Exercise.
All entries must be extracted exactly, with nothing added or dropped.

Extracted entries.
○ ○ ○ ○

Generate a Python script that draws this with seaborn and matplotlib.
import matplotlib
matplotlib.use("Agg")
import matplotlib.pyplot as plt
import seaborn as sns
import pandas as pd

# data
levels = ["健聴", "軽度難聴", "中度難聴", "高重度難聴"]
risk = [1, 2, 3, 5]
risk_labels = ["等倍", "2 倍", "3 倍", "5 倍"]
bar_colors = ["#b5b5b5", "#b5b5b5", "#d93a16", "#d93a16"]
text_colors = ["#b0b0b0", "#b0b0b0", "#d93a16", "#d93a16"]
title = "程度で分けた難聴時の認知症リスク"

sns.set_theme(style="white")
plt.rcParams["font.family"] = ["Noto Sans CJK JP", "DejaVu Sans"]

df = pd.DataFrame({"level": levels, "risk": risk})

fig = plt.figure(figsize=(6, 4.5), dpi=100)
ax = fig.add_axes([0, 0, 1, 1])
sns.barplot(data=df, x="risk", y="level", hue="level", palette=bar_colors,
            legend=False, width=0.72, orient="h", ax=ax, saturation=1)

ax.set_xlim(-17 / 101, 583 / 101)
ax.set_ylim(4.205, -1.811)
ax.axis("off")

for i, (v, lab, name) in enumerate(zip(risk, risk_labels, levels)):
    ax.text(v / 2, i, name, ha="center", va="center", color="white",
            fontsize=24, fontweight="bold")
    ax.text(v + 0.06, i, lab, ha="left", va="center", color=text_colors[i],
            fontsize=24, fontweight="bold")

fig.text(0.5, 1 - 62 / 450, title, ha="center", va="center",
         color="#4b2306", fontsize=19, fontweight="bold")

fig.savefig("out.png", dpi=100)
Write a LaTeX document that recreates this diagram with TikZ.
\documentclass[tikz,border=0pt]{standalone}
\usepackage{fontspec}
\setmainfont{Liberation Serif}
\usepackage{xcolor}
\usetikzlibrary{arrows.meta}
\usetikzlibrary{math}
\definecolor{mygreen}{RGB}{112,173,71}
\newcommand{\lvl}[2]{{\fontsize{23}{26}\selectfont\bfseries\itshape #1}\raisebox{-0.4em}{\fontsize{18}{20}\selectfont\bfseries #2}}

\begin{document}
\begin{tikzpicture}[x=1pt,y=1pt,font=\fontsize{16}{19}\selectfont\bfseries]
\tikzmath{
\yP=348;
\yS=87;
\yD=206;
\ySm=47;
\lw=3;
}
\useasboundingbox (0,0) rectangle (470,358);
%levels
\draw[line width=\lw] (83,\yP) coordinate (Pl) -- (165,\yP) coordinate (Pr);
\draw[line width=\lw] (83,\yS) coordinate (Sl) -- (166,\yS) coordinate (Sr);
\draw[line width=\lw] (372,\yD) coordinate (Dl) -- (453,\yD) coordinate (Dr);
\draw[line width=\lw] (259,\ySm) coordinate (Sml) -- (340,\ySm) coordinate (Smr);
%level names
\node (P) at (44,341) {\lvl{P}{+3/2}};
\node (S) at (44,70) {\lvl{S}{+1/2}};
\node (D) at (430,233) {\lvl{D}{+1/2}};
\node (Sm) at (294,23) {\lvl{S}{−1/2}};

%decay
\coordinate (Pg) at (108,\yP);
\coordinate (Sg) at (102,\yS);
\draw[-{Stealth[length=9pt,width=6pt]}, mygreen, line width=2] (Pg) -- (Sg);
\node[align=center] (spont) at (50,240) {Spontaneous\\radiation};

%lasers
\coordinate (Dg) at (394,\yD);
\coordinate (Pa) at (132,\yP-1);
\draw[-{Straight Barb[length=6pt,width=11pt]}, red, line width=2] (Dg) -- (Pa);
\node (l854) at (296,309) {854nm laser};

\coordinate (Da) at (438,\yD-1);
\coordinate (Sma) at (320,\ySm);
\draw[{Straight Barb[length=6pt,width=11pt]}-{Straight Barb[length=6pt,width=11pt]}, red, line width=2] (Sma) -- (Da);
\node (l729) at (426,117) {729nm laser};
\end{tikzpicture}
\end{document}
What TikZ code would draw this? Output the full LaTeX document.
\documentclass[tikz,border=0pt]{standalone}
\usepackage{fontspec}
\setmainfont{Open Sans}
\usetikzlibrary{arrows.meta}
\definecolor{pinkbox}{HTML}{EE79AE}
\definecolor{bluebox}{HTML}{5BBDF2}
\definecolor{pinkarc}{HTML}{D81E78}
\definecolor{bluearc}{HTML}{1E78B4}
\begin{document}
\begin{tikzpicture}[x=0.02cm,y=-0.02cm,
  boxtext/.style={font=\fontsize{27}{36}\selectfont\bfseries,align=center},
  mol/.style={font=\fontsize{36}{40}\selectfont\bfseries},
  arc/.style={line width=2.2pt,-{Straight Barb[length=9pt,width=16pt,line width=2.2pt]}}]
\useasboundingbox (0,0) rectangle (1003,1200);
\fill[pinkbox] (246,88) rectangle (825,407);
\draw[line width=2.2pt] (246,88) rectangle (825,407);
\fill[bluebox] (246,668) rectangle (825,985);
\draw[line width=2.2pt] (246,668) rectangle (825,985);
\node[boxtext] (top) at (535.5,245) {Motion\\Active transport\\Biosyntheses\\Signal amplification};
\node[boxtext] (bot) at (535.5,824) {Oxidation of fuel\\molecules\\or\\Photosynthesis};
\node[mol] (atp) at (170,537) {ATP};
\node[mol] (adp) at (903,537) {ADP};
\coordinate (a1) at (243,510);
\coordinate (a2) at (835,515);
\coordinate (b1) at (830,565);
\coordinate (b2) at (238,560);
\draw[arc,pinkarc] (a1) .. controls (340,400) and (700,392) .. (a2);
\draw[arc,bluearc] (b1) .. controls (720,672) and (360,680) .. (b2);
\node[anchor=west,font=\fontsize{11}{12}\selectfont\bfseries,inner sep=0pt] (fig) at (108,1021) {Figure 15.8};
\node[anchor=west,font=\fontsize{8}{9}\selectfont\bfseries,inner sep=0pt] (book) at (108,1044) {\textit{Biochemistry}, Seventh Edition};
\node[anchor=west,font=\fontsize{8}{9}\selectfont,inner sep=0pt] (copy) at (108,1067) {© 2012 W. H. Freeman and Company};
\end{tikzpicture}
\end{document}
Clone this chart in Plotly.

○ ○ ○ ○

Result of this task.
Generate a Python script that draws this with seaborn and matplotlib.
import matplotlib
matplotlib.use("Agg")
import matplotlib.pyplot as plt
import seaborn as sns
import pandas as pd

# data
levels = ["健聴", "軽度難聴", "中度難聴", "高重度難聴"]
risk = [1, 2, 3, 5]
risk_labels = ["等倍", "2 倍", "3 倍", "5 倍"]
bar_colors = ["#b5b5b5", "#b5b5b5", "#d93a16", "#d93a16"]
text_colors = ["#b0b0b0", "#b0b0b0", "#d93a16", "#d93a16"]
title = "程度で分けた難聴時の認知症リスク"

sns.set_theme(style="white")
plt.rcParams["font.family"] = ["Noto Sans CJK JP", "DejaVu Sans"]

df = pd.DataFrame({"level": levels, "risk": risk})

fig = plt.figure(figsize=(6, 4.5), dpi=100)
ax = fig.add_axes([0, 0, 1, 1])
sns.barplot(data=df, x="risk", y="level", hue="level", palette=bar_colors,
            legend=False, width=0.72, orient="h", ax=ax, saturation=1)

ax.set_xlim(-17 / 101, 583 / 101)
ax.set_ylim(4.205, -1.811)
ax.axis("off")

for i, (v, lab, name) in enumerate(zip(risk, risk_labels, levels)):
    ax.text(v / 2, i, name, ha="center", va="center", color="white",
            fontsize=24, fontweight="bold")
    ax.text(v + 0.06, i, lab, ha="left", va="center", color=text_colors[i],
            fontsize=24, fontweight="bold")

fig.text(0.5, 1 - 62 / 450, title, ha="center", va="center",
         color="#4b2306", fontsize=19, fontweight="bold")

fig.savefig("out.png", dpi=100)
Write a LaTeX document that recreates this diagram with TikZ.
\documentclass[tikz,border=0pt]{standalone}
\usepackage{fontspec}
\setmainfont{Liberation Serif}
\usepackage{xcolor}
\usetikzlibrary{arrows.meta}
\usetikzlibrary{math}
\definecolor{mygreen}{RGB}{112,173,71}
\newcommand{\lvl}[2]{{\fontsize{23}{26}\selectfont\bfseries\itshape #1}\raisebox{-0.4em}{\fontsize{18}{20}\selectfont\bfseries #2}}

\begin{document}
\begin{tikzpicture}[x=1pt,y=1pt,font=\fontsize{16}{19}\selectfont\bfseries]
\tikzmath{
\yP=348;
\yS=87;
\yD=206;
\ySm=47;
\lw=3;
}
\useasboundingbox (0,0) rectangle (470,358);
%levels
\draw[line width=\lw] (83,\yP) coordinate (Pl) -- (165,\yP) coordinate (Pr);
\draw[line width=\lw] (83,\yS) coordinate (Sl) -- (166,\yS) coordinate (Sr);
\draw[line width=\lw] (372,\yD) coordinate (Dl) -- (453,\yD) coordinate (Dr);
\draw[line width=\lw] (259,\ySm) coordinate (Sml) -- (340,\ySm) coordinate (Smr);
%level names
\node (P) at (44,341) {\lvl{P}{+3/2}};
\node (S) at (44,70) {\lvl{S}{+1/2}};
\node (D) at (430,233) {\lvl{D}{+1/2}};
\node (Sm) at (294,23) {\lvl{S}{−1/2}};

%decay
\coordinate (Pg) at (108,\yP);
\coordinate (Sg) at (102,\yS);
\draw[-{Stealth[length=9pt,width=6pt]}, mygreen, line width=2] (Pg) -- (Sg);
\node[align=center] (spont) at (50,240) {Spontaneous\\radiation};

%lasers
\coordinate (Dg) at (394,\yD);
\coordinate (Pa) at (132,\yP-1);
\draw[-{Straight Barb[length=6pt,width=11pt]}, red, line width=2] (Dg) -- (Pa);
\node (l854) at (296,309) {854nm laser};

\coordinate (Da) at (438,\yD-1);
\coordinate (Sma) at (320,\ySm);
\draw[{Straight Barb[length=6pt,width=11pt]}-{Straight Barb[length=6pt,width=11pt]}, red, line width=2] (Sma) -- (Da);
\node (l729) at (426,117) {729nm laser};
\end{tikzpicture}
\end{document}
What TikZ code would draw this? Output the full LaTeX document.
\documentclass[tikz,border=0pt]{standalone}
\usepackage{fontspec}
\setmainfont{Open Sans}
\usetikzlibrary{arrows.meta}
\definecolor{pinkbox}{HTML}{EE79AE}
\definecolor{bluebox}{HTML}{5BBDF2}
\definecolor{pinkarc}{HTML}{D81E78}
\definecolor{bluearc}{HTML}{1E78B4}
\begin{document}
\begin{tikzpicture}[x=0.02cm,y=-0.02cm,
  boxtext/.style={font=\fontsize{27}{36}\selectfont\bfseries,align=center},
  mol/.style={font=\fontsize{36}{40}\selectfont\bfseries},
  arc/.style={line width=2.2pt,-{Straight Barb[length=9pt,width=16pt,line width=2.2pt]}}]
\useasboundingbox (0,0) rectangle (1003,1200);
\fill[pinkbox] (246,88) rectangle (825,407);
\draw[line width=2.2pt] (246,88) rectangle (825,407);
\fill[bluebox] (246,668) rectangle (825,985);
\draw[line width=2.2pt] (246,668) rectangle (825,985);
\node[boxtext] (top) at (535.5,245) {Motion\\Active transport\\Biosyntheses\\Signal amplification};
\node[boxtext] (bot) at (535.5,824) {Oxidation of fuel\\molecules\\or\\Photosynthesis};
\node[mol] (atp) at (170,537) {ATP};
\node[mol] (adp) at (903,537) {ADP};
\coordinate (a1) at (243,510);
\coordinate (a2) at (835,515);
\coordinate (b1) at (830,565);
\coordinate (b2) at (238,560);
\draw[arc,pinkarc] (a1) .. controls (340,400) and (700,392) .. (a2);
\draw[arc,bluearc] (b1) .. controls (720,672) and (360,680) .. (b2);
\node[anchor=west,font=\fontsize{11}{12}\selectfont\bfseries,inner sep=0pt] (fig) at (108,1021) {Figure 15.8};
\node[anchor=west,font=\fontsize{8}{9}\selectfont\bfseries,inner sep=0pt] (book) at (108,1044) {\textit{Biochemistry}, Seventh Edition};
\node[anchor=west,font=\fontsize{8}{9}\selectfont,inner sep=0pt] (copy) at (108,1067) {© 2012 W. H. Freeman and Company};
\end{tikzpicture}
\end{document}
Clone this chart in Plotly.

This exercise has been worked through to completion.